Le temps se chargeant un peu, l’on crut qu’il étoit à propos d’entrer dans Porto-Vecchio, qui est un port inhabité de Corse. Un trompette du gouverneur gênois d’un fort qui en est assez proche vint nous avertir, de la part de son capitaine, que M. de Guise étoit avec six galères de France à Porto-Condé ; qu’apparemment il nous avoit vus passer et qu’il pourroit nous venir surprendre la même nuit sur le soir. Nous résolûmes de nous remettre à la mer, quoique le temps commençât à être fort gros et qu’il y eût même quelque péril à sortir la nuit de Porto-Vecchio, parce qu’il a à sa bouche un écueil de rocher qui jette un courant assez fâcheux. La bourrasque augmenta avec la nuit, et nous eûmes une des plus grandes tempêtes qui se soit peut-être jamais vue à la mer. Le pilote royal des galères de Naples qui étoit sur notre galère et qui naviguoit depuis cinquante ans, disoit qu’il n’avoit jamais rien vu de pareil. Tout le monde étoit en prières, tout le monde se confessoit ; et il n’y eut que don Fernand Carillo qui communioit tous les jours quand il étoit à terre, et qui étoit d’une piété angélique il n’y eut, dis-je, que lui qui ne se jeta point aux pieds des prêtres avec empressement. Il laissoit faire les autres ; mais il ne fit rien en son particulier, et il me dit à l’oreille : « Je crains bien que toutes ces confessions, que la seule peur produit, ne vaillent rien. » Il demeura toujours à donner ses ordres avec un froid admirable ; et en donnant du courage, mais doucement et honnêtement, à un vieux soldat des terces de Naples qui faisoit paroître un peu d’étonnement. Je me souviens toujours qu’il l’appela sennor soldado de Carlos Quinto.

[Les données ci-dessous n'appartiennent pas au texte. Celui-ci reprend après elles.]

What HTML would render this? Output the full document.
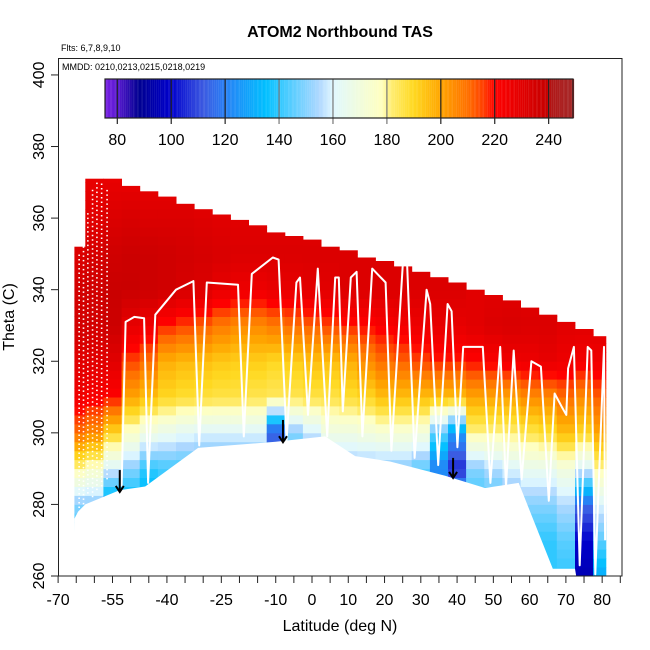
<!DOCTYPE html>
<html><head><meta charset="utf-8">
<style>
html,body{margin:0;padding:0;background:#fff;}
svg{display:block;font-family:"Liberation Sans",Arial,sans-serif;}
</style></head>
<body>
<svg id="chart" width="650" height="650" viewBox="0 0 650 650">
  <rect x="0" y="0" width="650" height="650" fill="#fff"/>
  <text x="340" y="37" text-anchor="middle" font-size="16" font-weight="bold">ATOM2 Northbound TAS</text>
  <text x="61" y="51" font-size="9">Flts: 6,7,8,9,10</text>
  <g id="heat"></g>
  <g id="tracks"></g>
  <g id="arrows"></g>
  <g id="cbar"></g>
  <text x="62" y="70" font-size="9">MMDD: 0210,0213,0215,0218,0219</text>
  <g id="axes"></g>
  <text x="340" y="631" text-anchor="middle" font-size="16">Latitude (deg N)</text>
  <text x="0" y="0" transform="translate(14,317) rotate(-90)" text-anchor="middle" font-size="16">Theta (C)</text>
</svg>
<script>
// ---- data ----
const colLats = [-65,-60,-55,-50,-45,-40,-35,-30,-25,-20,-15,-10,-5,0,5,10,15,20,25,30,35,40,45,50,55,60,65,70,75,80];
const colTops = [352,371,371,369,367.5,366,364,362.5,361,359.5,358,356,355,354,352,351,349,348,346.5,345,343.5,342,340,338.5,337,335,333,331,329,327];
const thetaLevels = [260,270,280,290,300,310,320,330,340,350,360,370];
const tas260 = [140,140,140,140,140,140,140,140,140,140,140,140,140,140,140,140,140,140,140,140,140,140,140,140,140,140,140,140,95,130];
const tas270 = [140,140,140,140,140,140,140,140,140,140,140,140,140,140,140,140,140,140,140,140,140,140,140,140,140,140,140,145,100,145];
const tas280 = [150,150,125,130,130,140,140,140,140,140,140,140,140,140,140,140,140,140,140,140,140,140,140,140,145,150,150,155,115,160];
const tas290 = [180,175,160,150,140,142,142,142,142,142,142,142,142,142,150,150,150,150,150,145,120,105,150,155,160,165,165,170,160,180];
const tas300 = [210,205,190,175,168,165,162,160,160,160,160,110,150,158,168,168,170,172,172,170,145,125,180,180,182,185,188,195,190,200];
const tas310 = [225,222,220,200,195,190,188,187,186,186,185,184,185,186,186,188,190,195,195,195,195,195,200,200,200,205,205,210,205,212];
const tas320 = [230,230,230,215,210,198,196,195,193,192,192,190,192,195,195,198,205,210,212,215,218,218,220,222,225,226,228,226,224,225];
const tas330 = [235,235,237,228,225,218,215,212,208,205,205,208,210,212,215,218,220,222,224,226,228,228,230,232,233,232,232,230,230,230];
const tas340 = [235,236,238,238,237,236,234,232,228,226,226,228,228,230,230,232,232,232,232,232,232,232,230,230,230,230,230,230,230,230];
const tas350 = [232,234,236,237,237,236,235,234,233,232,232,232,232,232,232,232,232,232,232,232,232,232,232,232,232,232,232,232,232,232];
const tas360 = [230,230,232,233,232,232,232,231,230,230,230,230,230,230,230,230,230,230,230,230,230,230,230,230,230,230,230,230,230,230];
const tas370 = [228,228,228,228,228,228,228,228,228,228,228,228,228,228,228,228,228,228,228,228,228,228,228,228,228,228,228,228,228,228];
const floorLat = [-65.5,-64.5,-62.5,-53,-46,-31.4,-10,3.6,11.9,21.5,36.7,47.7,57,66.4,72.5,73];
const floorTheta = [276,278,280,284,285,295.8,297.5,299,293.5,292,288,284.6,286,262,262,259];
const trackLat = [-52.5,-51.4,-49,-46.3,-45.2,-43.2,-37.5,-32.7,-31.1,-29,-20.4,-18.8,-16.6,-10.8,-9.2,-7,-4.3,-3.3,-1.1,1.6,4.2,6.4,7.4,8.5,10.7,12.3,13.9,16.6,20.3,21.9,25.1,26.2,28.3,31.6,32.6,34.8,37.4,38.5,40.1,41.7,47.1,49.2,51.9,53.5,55.6,57.8,60.5,63.1,65.3,66.9,69,70.1,70.6,72.2,73.8,76,77,78.1,80.5,80.8];
const trackTheta = [285,331,332.4,332,286,333,340,342.4,296.5,342,341.4,299,344.4,349,348.4,298,342,343.4,305,345.9,299,343.4,343.4,306,343.4,345,299,345.9,342,295,348,348,293,340,336,291,336,334,296,324,324,286,324,285,323,287,320,318.5,281,311,307,305,318,324,263,324,323,260.5,324,270];
const profLat = [-64.2,-63,-61.8,-60.5,-59.3,-58,-56.5];
const profBottom = [279,280,283,282,284,285,287];
const profTop = [350,358,362,368,370,370,368];
const arrowLat = [-53,-8,38.9];
const arrowTop = [289.6,303.6,293];
const arrowBottom = [283.5,297.4,287.4];
const cbarTicks = [80,100,120,140,160,180,200,220,240];
const xTickLabels = [-70,-55,-40,-25,-10,0,10,20,30,40,50,60,70,80];
const yTickLabels = [260,280,300,320,340,360,380,400];

// ---- scales ----
const NS = "http://www.w3.org/2000/svg";
const X = lat => 312 + lat * 3.627;
const Y = th => 576 - (th - 260) * 3.579;
const CB = v => 117.3 + (v - 80) * 2.696;
const stops = [[75,[123,31,232]],[80,[90,26,208]],[88,[0,0,144]],[100,[0,0,205]],[112,[60,90,225]],[120,[40,128,245]],[135,[0,191,255]],[140,[48,200,255]],[155,[176,216,255]],[160,[224,248,255]],[178,[255,255,192]],[182,[255,236,110]],[190,[255,216,32]],[200,[255,165,0]],[210,[255,112,0]],[216,[255,60,0]],[220,[255,0,0]],[240,[196,0,0]],[241,[176,24,24]],[250,[165,42,42]]];
function col(v){
  if(v<=stops[0][0]) return 'rgb('+stops[0][1]+')';
  for(let i=1;i<stops.length;i++){
    if(v<=stops[i][0]){
      const a=stops[i-1],b=stops[i],t=(v-a[0])/(b[0]-a[0]);
      const c=a[1].map((x,k)=>Math.round(x+(b[1][k]-x)*t));
      return 'rgb('+c+')';
    }
  }
  return 'rgb('+stops[stops.length-1][1]+')';
}
function mk(tag, attrs, parent){
  const e=document.createElementNS(NS,tag);
  for(const k in attrs) e.setAttribute(k,attrs[k]);
  parent.appendChild(e); return e;
}

// ---- heatmap ----
const heat=document.getElementById('heat');
const rows=[tas260,tas270,tas280,tas290,tas300,tas310,tas320,tas330,tas340,tas350,tas360,tas370];
function valAt(c,th){
  let i=Math.floor((th-thetaLevels[0])/10); i=Math.max(0,Math.min(thetaLevels.length-2,i));
  const t=(th-thetaLevels[i])/10;
  return rows[i][c]+(rows[i+1][c]-rows[i][c])*t;
}
colLats.forEach((lat,c)=>{
  const x0=X(Math.max(-65.5,lat-2.5)), x1=X(Math.min(81,lat+2.5));
  for(let th=260; th<colTops[c]; th+=2.5){
    const t1=Math.min(th+2.5,colTops[c]);
    const r=mk('rect',{x:x0.toFixed(1),y:Y(t1).toFixed(1),width:(x1-x0+0.5).toFixed(1),height:(Y(th)-Y(t1)+0.5).toFixed(1),fill:col(valAt(c,th+1.25))},heat);
    
    
  }
});
let pts=floorLat.map((l,i)=>X(l).toFixed(1)+','+Y(floorTheta[i]).toFixed(1));
pts.push(X(-66).toFixed(1)+','+Y(259).toFixed(1));
const mask=mk('polygon',{points:pts.join(' '),fill:'#fff'},heat);



// ---- tracks ----
const tg=document.getElementById('tracks');
profLat.forEach((l,i)=>{
  const p=mk('line',{x1:X(l),x2:X(l),y1:Y(profBottom[i]),y2:Y(profTop[i]),stroke:'#fff','stroke-width':1.6,'stroke-dasharray':'1.5 3'},tg);
  
  
});
const tr=mk('polyline',{points:trackLat.map((l,i)=>X(l).toFixed(1)+','+Y(trackTheta[i]).toFixed(1)).join(' '),fill:'none',stroke:'#fff','stroke-width':2,'stroke-linejoin':'round'},tg);



// ---- arrows ----
const ag=document.getElementById('arrows');
arrowLat.forEach((l,i)=>{
  const x=X(l), y0=Y(arrowTop[i]), y1=Y(arrowBottom[i]);
  const g=mk('g',{},ag);
  
  
  mk('line',{x1:x,x2:x,y1:y0,y2:y1,stroke:'#000','stroke-width':2},g);
  mk('polyline',{points:(x-4)+','+(y1-6)+' '+x+','+y1+' '+(x+4)+','+(y1-6),fill:'none',stroke:'#000','stroke-width':2},g);
});

// ---- colorbar ----
const cb=document.getElementById('cbar');
for(let v=75.4; v<249; v+=0.5){
  const r=mk('rect',{x:CB(v).toFixed(2),y:79,width:1.45,height:39,fill:col(v+0.25)},cb);
  
  
}
cbarTicks.forEach(v=>{
  const gray=(v>=140&&v<=180);
  mk('line',{x1:CB(v),x2:CB(v),y1:79,y2:124,stroke:gray?'#777':'#222','stroke-width':1.2},cb);
  const t=mk('text',{x:CB(v),y:145,'text-anchor':'middle','font-size':16},cb);
  t.textContent=v;
  
  
});
mk('rect',{x:105,y:79,width:468,height:39,fill:'none',stroke:'#222','stroke-width':1.2},cb);

// ---- axes ----
const ax=document.getElementById('axes');
mk('rect',{x:58.5,y:58.5,width:563.5,height:517.5,fill:'none',stroke:'#222','stroke-width':1},ax);
for(let l=-70; l<=85; l+=5){
  mk('line',{x1:X(l),x2:X(l),y1:576,y2:583,stroke:'#222','stroke-width':1},ax);
}
xTickLabels.forEach(l=>{
  const t=mk('text',{x:X(l),y:605,'text-anchor':'middle','font-size':16},ax);
  t.textContent=l;
  
  
});
yTickLabels.forEach(v=>{
  mk('line',{x1:51,x2:58.5,y1:Y(v),y2:Y(v),stroke:'#222','stroke-width':1},ax);
  const t=mk('text',{x:0,y:0,transform:'translate(44,'+Y(v)+') rotate(-90)','text-anchor':'middle','font-size':16},ax);
  t.textContent=v;
  
  
});
</script>
</body></html>
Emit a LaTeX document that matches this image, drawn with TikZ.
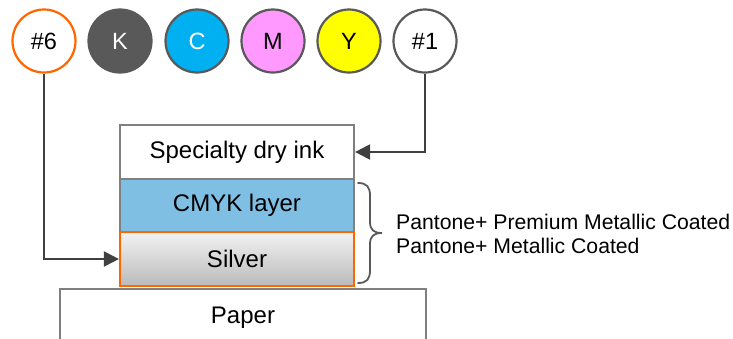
\documentclass[tikz,border=0pt]{standalone}
\usepackage{fontspec}
\setmainfont{Liberation Sans}
\usetikzlibrary{arrows.meta}
\definecolor{circgray}{HTML}{595959}
\definecolor{boxgray}{HTML}{808080}
\definecolor{orng}{HTML}{FF6600}
\definecolor{cyanc}{HTML}{00B0F0}
\definecolor{magc}{HTML}{FF99FF}
\definecolor{yelc}{HTML}{FFFF00}
\definecolor{cmykfill}{HTML}{7FBFE4}
\definecolor{arrgray}{HTML}{404040}
\begin{document}
\begin{tikzpicture}[x=1pt,y=-1pt,
  ink/.style={circle,draw=circgray,line width=2.2pt,minimum size=63pt,inner sep=0pt,
    font=\fontsize{23.5}{26}\selectfont},
  layer/.style={draw=boxgray,line width=2.2pt,minimum width=234pt,minimum height=53.5pt,
    inner sep=0pt,font=\fontsize{24}{27}\selectfont},
  conn/.style={draw=arrgray,line width=2.2pt,-{Triangle[width=15pt,length=15pt]}},
  note/.style={anchor=base west,inner sep=0pt,font=\fontsize{21.2}{24}\selectfont}]
\clip (0,0) rectangle (733,338);
\fill[white] (0,0) rectangle (733,338);
% ink circles
\node[ink,draw=orng] (c6) at (44,41) {\#6};
\node[ink,fill=circgray,text=white] (ck) at (120,41) {K};
\node[ink,fill=cyanc,text=white] (cc) at (197,41) {C};
\node[ink,fill=magc] (cm) at (273,41) {M};
\node[ink,fill=yelc] (cy) at (349,41) {Y};
\node[ink] (c1) at (425,41) {\#1};
% layers
\node[layer,minimum width=366pt,minimum height=58pt] (paper) at (243,318) {Paper};
\node[layer] (spec) at (237,152) {Specialty dry ink};
\node[layer,fill=cmykfill] (cmyk) at (237,205.5) {CMYK layer};
\node[layer,draw=orng,top color=white!95!black,bottom color=white!73!black] (silver) at (237,259) {Silver};
% connectors
\draw[conn] (c6.south) |- (silver.west);
\draw[conn] (c1.south) |- (spec.east);
% brace
\draw[draw=circgray,line width=1.8pt,line cap=round]
  (358,183) .. controls (367,183) and (370,187) .. (370,196)
  -- (370,222) .. controls (370,230) and (374,233) .. (382,233)
  .. controls (374,233) and (370,236) .. (370,244)
  -- (370,270) .. controls (370,279) and (367,283) .. (358,283);
\node[note] (n1) at (396,229) {Pantone+ Premium Metallic Coated};
\node[note] (n2) at (396,253) {Pantone+ Metallic Coated};
\end{tikzpicture}
\end{document}
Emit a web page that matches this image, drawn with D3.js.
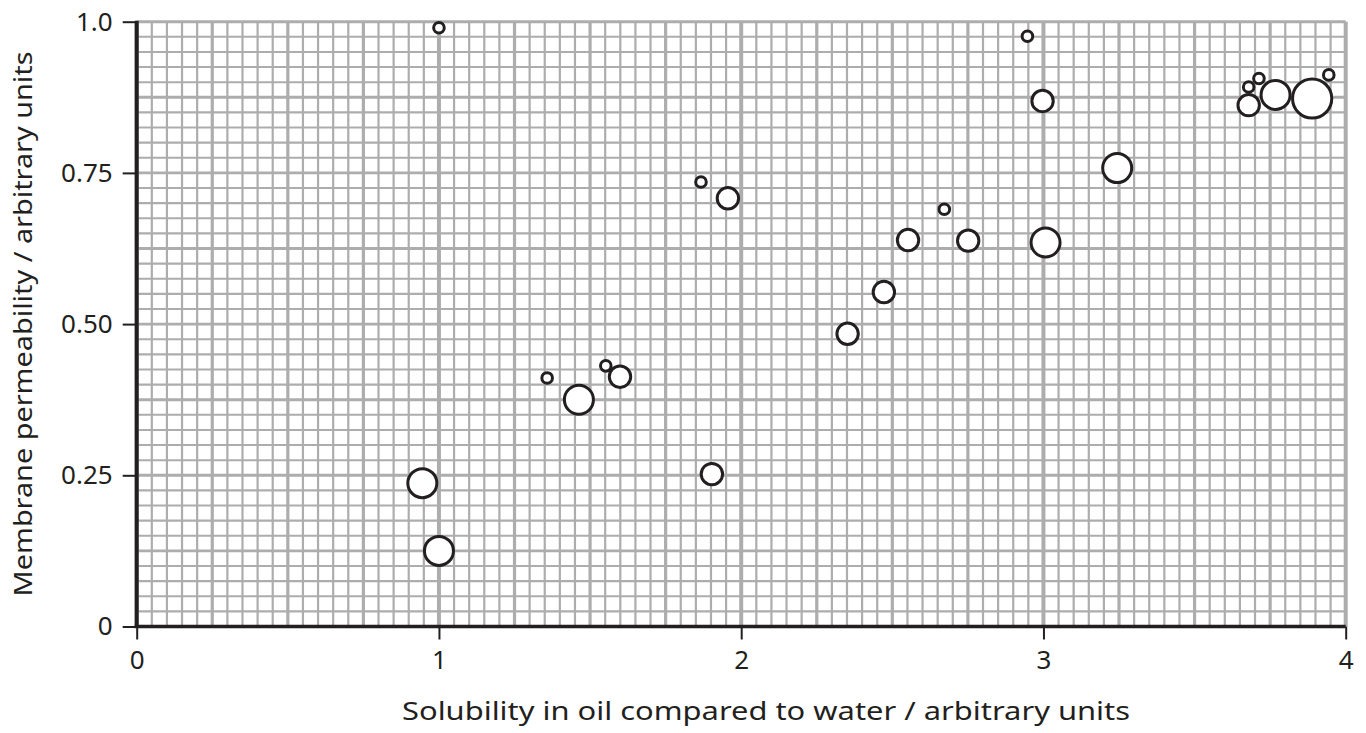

Le capitaine particulier de la galère se fit apporter au plus fort du danger, ses manches en broderie et son écharpe rouge, en disant qu’un véritable Espagnol devoit mourir avec la marque de son roi. Il se mit dans un grand fauteuil, et il donna un grand coup de pied dans la mâchoire à un pauvre Napolitain qui, ne pouvant se tenir sur le coursier, marchoit à quatre pattes en criant : Sennor don Fernando, por l’amor de Dios confession. Le capitaine, en le frappant, lui dit : Enemigo de Dios, piedes confession. Et, comme je lui représentois que la preuve n’étoit pas bonne, il me répondit que ce vieillard scandalisoit toute la galère. Vous ne pouvez vous imaginer l’horreur d’une grande tempête : vous en pouvez imaginer aussi peu le ridicule. Un observantin sicilien prêchoit au pied de l’arbre du mât que saint François lui avoit apparu, et l’avoit assuré que nous ne péririons pas. Ce ne seroit jamais fait si j’entreprenois de vous décrire les frayeurs et les impertinences que l’on voit en ces rencontres.

Le grand péril ne dura que sept heures ; nous nous mîmes ensuite un peu à couvert sous la piarouse. Le temps s’adoucit, et nous gagnâmes Porto-Longone. Nous y passâmes la Toussaint et la fête des Morts, parce que le vent nous étoit contraire pour sortir du port : le gouverneur espagnol m’y fit toutes les honnêtetés imaginables ; et comme il vit que le mauvais temps continuoit, il me conseilla d’aller voir Porto-Ferrajo."

Cardinal de Retz, Mémoires. (Contenant ce qui s'est passé de plus remarquable en France, pendant les premières années du Règne de Louis XIV.)